西部地区富油煤资源丰富，煤热解是实现其高效低碳化清洁利用的重要途径。但传统的煤热解技术存在焦油产率低、品质差和煤气热值低等问题。深化催化热解基础研究是突破上述技术瓶颈的关键。为此，本文聚焦煤热解催化剂的设计策略创新与催化剂构效关系这一核心科学问题，以提高煤催化热解催化剂回收性能及提高焦油产率和品质为出发点，设计制备了系列磁性催化剂MgFe₂O₄、SiO₂@MgFe₂O₄、HZSM-5@SiO₂@MgFe₂O₄(HSMF)、Mo/MgFe₂O₄和Mo/HSMF。并且，以补连塔煤（BLcoal）为富油煤样，系统研究磁性催化剂结构、性质，以及回收再生次数等对富油煤催化热解产物分布及品质的影响。研究结果对于富油煤催化热解关键技术应用开发有一定理论指导价值，同时，对富油煤清洁低碳化高效利用有一定现实意义。主要研究结果如下：

(1) 通过溶胶凝胶法合成了磁性能稳定的MgFe₂O₄。采用溶胶凝胶法，结合XRD和VSM分析，研究了焙烧温度和升温速率对MgFe₂O₄结构和磁性的影响规律。结果表明，焙烧温度700℃，升温速率25℃/min条件下，所合成的MgFe₂O₄结构及磁性能较好，其达到了181.5 emu/g，经5次循环热处理后，MgFe₂O₄的结构和回收率无明显变化。

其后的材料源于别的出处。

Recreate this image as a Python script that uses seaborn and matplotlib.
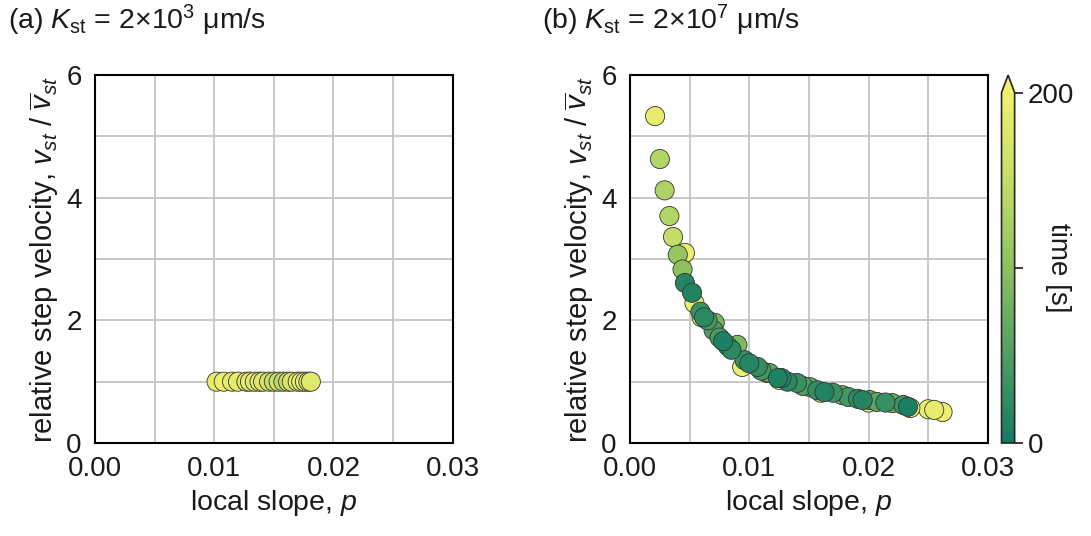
import numpy as np
import pandas as pd
import matplotlib
matplotlib.use("Agg")
import matplotlib.pyplot as plt
import seaborn as sns
from matplotlib.colors import LinearSegmentedColormap, Normalize
from matplotlib.cm import ScalarMappable
from matplotlib.ticker import MultipleLocator, FormatStrFormatter

# panel (a): K_st = 2e3, all steps move at the mean velocity
slope_a = [0.0102, 0.0108, 0.0115, 0.0120, 0.0127, 0.0130, 0.0134, 0.0138, 0.0141, 0.0146,
           0.0150, 0.0154, 0.0158, 0.0162, 0.0165, 0.0170, 0.0173, 0.0176, 0.0179, 0.0181]
vel_a = [1.0] * len(slope_a)
time_a = [190, 195, 185, 190, 180, 195, 185, 190, 175, 170,
          150, 160, 140, 155, 170, 185, 195, 190, 185, 180]

# panel (b): K_st = 2e7
slope_b = [0.0021, 0.0046, 0.0054, 0.0060, 0.0094, 0.0125, 0.0160, 0.0200, 0.0235, 0.0250,
           0.0255, 0.0262,
           0.0025, 0.0029, 0.0033, 0.0036, 0.0040, 0.0044,
           0.0046, 0.0052, 0.0059, 0.0065, 0.0071, 0.0070, 0.0078, 0.0085, 0.0090, 0.0096,
           0.0107, 0.0115, 0.0117, 0.0124, 0.0127, 0.0140, 0.0151, 0.0163, 0.0170, 0.0178,
           0.0191, 0.0201, 0.0195, 0.0207, 0.0220, 0.0229, 0.0233,
           0.0062, 0.0075, 0.0082, 0.0100, 0.0110, 0.0132, 0.0145, 0.0157, 0.0183, 0.0214]
vel_b = [5.33, 3.10, 2.28, 2.05, 1.24, 1.03, 0.82, 0.66, 0.57, 0.55,
         0.54, 0.505,
         4.63, 4.12, 3.70, 3.36, 3.07, 2.83,
         2.61, 2.45, 2.14, 2.00, 1.96, 1.84, 1.66, 1.52, 1.60, 1.35,
         1.24, 1.14, 1.14, 1.06, 1.06, 0.98, 0.91, 0.83, 0.82, 0.78,
         0.72, 0.70, 0.70, 0.67, 0.65, 0.62, 0.59,
         2.05, 1.72, 1.58, 1.30, 1.18, 1.00, 0.93, 0.86, 0.75, 0.66]
time_b = [190, 195, 195, 195, 195, 195, 195, 195, 195, 195,
          190, 198,
          135, 130, 135, 150, 110, 100,
          15, 12, 30, 40, 85, 50, 8, 20, 90, 30,
          25, 70, 60, 10, 15, 30, 70, 12, 30, 80,
          20, 60, 15, 60, 70, 35, 8,
          20, 45, 35, 15, 40, 20, 50, 25, 40, 30]

df_a = pd.DataFrame({"p": slope_a, "v": vel_a, "t": time_a})
df_b = pd.DataFrame({"p": slope_b, "v": vel_b, "t": time_b})
df_b = df_b.sort_values("t", ascending=False)

sns.set_style("white")
plt.rcParams["font.family"] = ["Liberation Sans", "DejaVu Sans"]
plt.rcParams["mathtext.fontset"] = "custom"
plt.rcParams["mathtext.rm"] = "Liberation Sans"
plt.rcParams["mathtext.it"] = "Liberation Sans:italic"
for key in ["text.color", "axes.labelcolor", "xtick.color", "ytick.color"]:
    plt.rcParams[key] = "#1a1a1a"

cmap = LinearSegmentedColormap.from_list(
    "time", ["#137a62", "#4f9f62", "#8cc15f", "#c4dd67", "#f0f06e"])
norm = Normalize(0, 200)

fig = plt.figure(figsize=(10.91, 5.36), dpi=100)
ax_a = fig.add_axes([0.087, 0.1735, 0.328, 0.6865])
ax_b = fig.add_axes([0.5775, 0.1735, 0.328, 0.6865])
cax = fig.add_axes([0.918, 0.1735, 0.012, 0.6865])

for ax, d in [(ax_a, df_a), (ax_b, df_b)]:
    sns.scatterplot(data=d, x="p", y="v", hue="t", palette=cmap, hue_norm=norm,
                    s=190, edgecolor="#333333", linewidth=0.6, legend=False, ax=ax, zorder=3)
    ax.set_xlim(0, 0.03)
    ax.set_ylim(0, 6)
    ax.xaxis.set_major_locator(MultipleLocator(0.01))
    ax.xaxis.set_minor_locator(MultipleLocator(0.005))
    ax.xaxis.set_major_formatter(FormatStrFormatter("%.2f"))
    ax.yaxis.set_major_locator(MultipleLocator(2))
    ax.yaxis.set_minor_locator(MultipleLocator(1))
    ax.grid(True, which="both", color="#c8c8c8", lw=1.4)
    ax.set_axisbelow(True)
    for sp in ax.spines.values():
        sp.set_color("black")
        sp.set_linewidth(1.5)
    ax.tick_params(which="major", direction="inout", length=11, width=1.4, labelsize=20, pad=4)
    ax.tick_params(which="minor", direction="out", length=5, width=1.2)
    ax.set_xlabel("local slope, $p$", fontsize=20.5, labelpad=4)
    ax.set_ylabel(r"relative step velocity, $v_{st}$ / $\overline{v}_{st}$", fontsize=21, labelpad=4)

cb = fig.colorbar(ScalarMappable(norm=norm, cmap=cmap), cax=cax, extend="max")
cb.set_ticks([0, 100, 200])
cb.set_ticklabels(["0", "", "200"])
cb.ax.tick_params(direction="out", length=6, width=1.2, labelsize=20)
cb.outline.set_linewidth(1.2)
cax.text(4.3, 0.5, "time [s]", rotation=270, fontsize=20, ha="center", va="center",
         transform=cax.transAxes)

fig.text(0.007, 0.962, r"(a) $K_{\mathrm{st}}$ = 2×10$^{3}$ μm/s", fontsize=20.5, va="center")
fig.text(0.497, 0.962, r"(b) $K_{\mathrm{st}}$ = 2×10$^{7}$ μm/s", fontsize=20.5, va="center")

fig.savefig("out.png", dpi=100)
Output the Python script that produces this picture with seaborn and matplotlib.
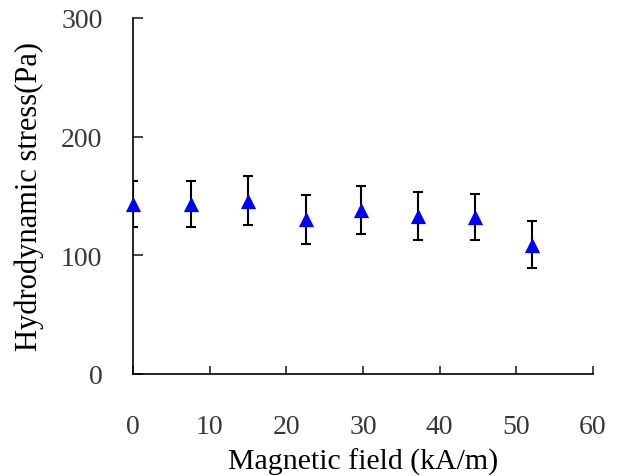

(2) 以MgFe₂O₄为核合成了具有核壳结构的磁性催化剂SiO₂@MgFe₂O₄和HSMF。采用Stober法和原位生长法制备了SiO₂@MgFe₂O₄和HSMF，通过XRD、SEM、N₂低温吸脱附和VSM等方法对核壳磁性催化剂结构和磁性能进行了表征。结果表明，SiO₂@MgFe₂O₄和HSMF具有核壳结构，HSMF比表面积与HZSM-5比表面积相近；与纯MgFe₂O₄相比，经SiO₂隔离包覆后，SiO₂@MgFe₂O₄饱和磁化强度下降了10.7 %， 进一步经HZSM-5载体层包覆后，HSMF饱和磁化强度总体下了29.3 %，其饱和磁化强度仍能达到128.2 emu/g。因此，包覆改性是影响MgFe₂O₄磁性关键因素。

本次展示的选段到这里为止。